The yu is an idiophonic tiger-shaped percussion instrument that was used in yayue, the ritual music of ancient China's Zhou dynasty.

==Form==
The yu is a hollow wooden box shaped and usually painted to resemble a tiger. The back is serrated with 27 teeth, sometimes positioned to match the stripes of the tiger.

==Performance==
The yu is played with a bamboo whisk with about 15 tines. The whisk is used to strike the head and to run across the serrated back.

==Use==
In antiquity, the yu was used to mark the end of a piece of music. The head was struck three times and then the back was crossed once to bring the music to a close.
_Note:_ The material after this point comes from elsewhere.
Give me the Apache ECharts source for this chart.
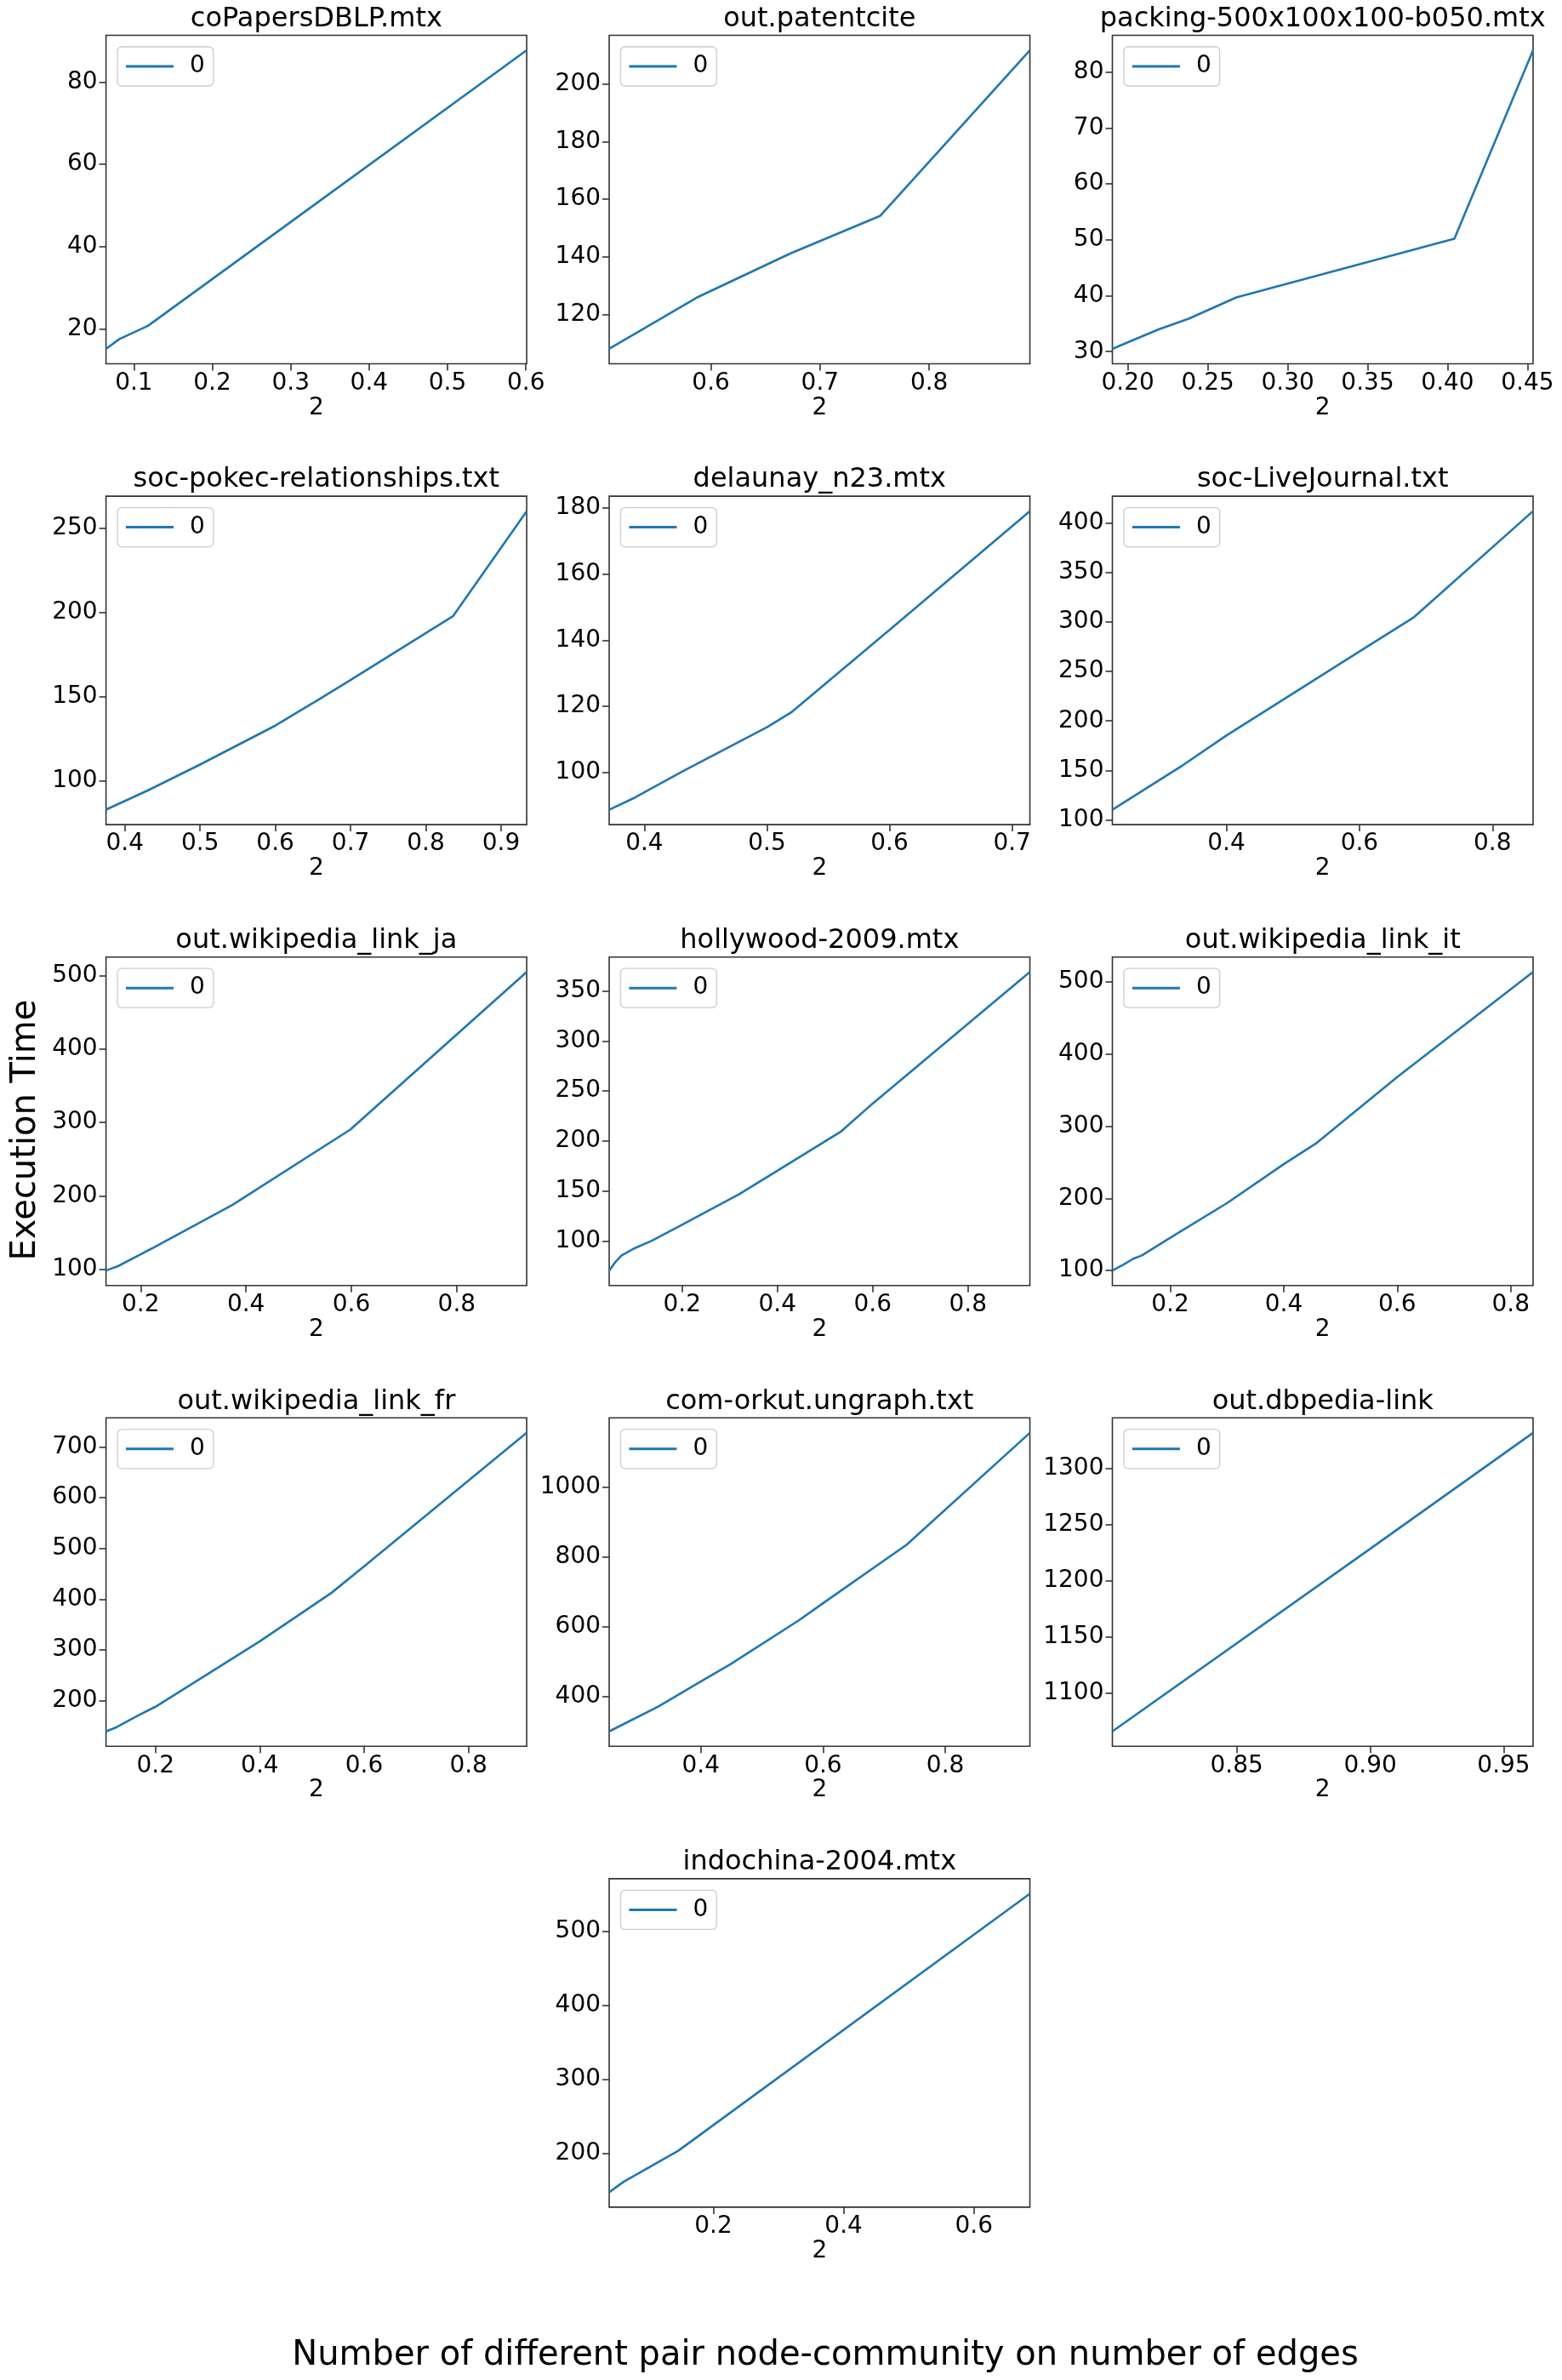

This contrasted with the zhu, a tapered hollow box whose inner bottom surface was struck to mark the beginning of music. Both instruments appear in Zhou-era annals and the Classic of History but are now rarely used, with surviving examples usually simply displayed in museums and Confucian temples. The Classic of Music that instructed creation and use of the yayue instruments is almost entirely lost, and aspects of modern construction and performance are guesswork or replacement. Nonetheless, a few temples—including the main Taiwan Confucian Temple—still use them for Confucian ceremonies. The reconstructed form is also used in Shaoxing Opera.

==Legacy==
The Korean eo is essentially identical to the yu and continues to be used in Korean ritual music. The Vietnamese ngu (ngữ or 敔) is also essentially identical to the yu.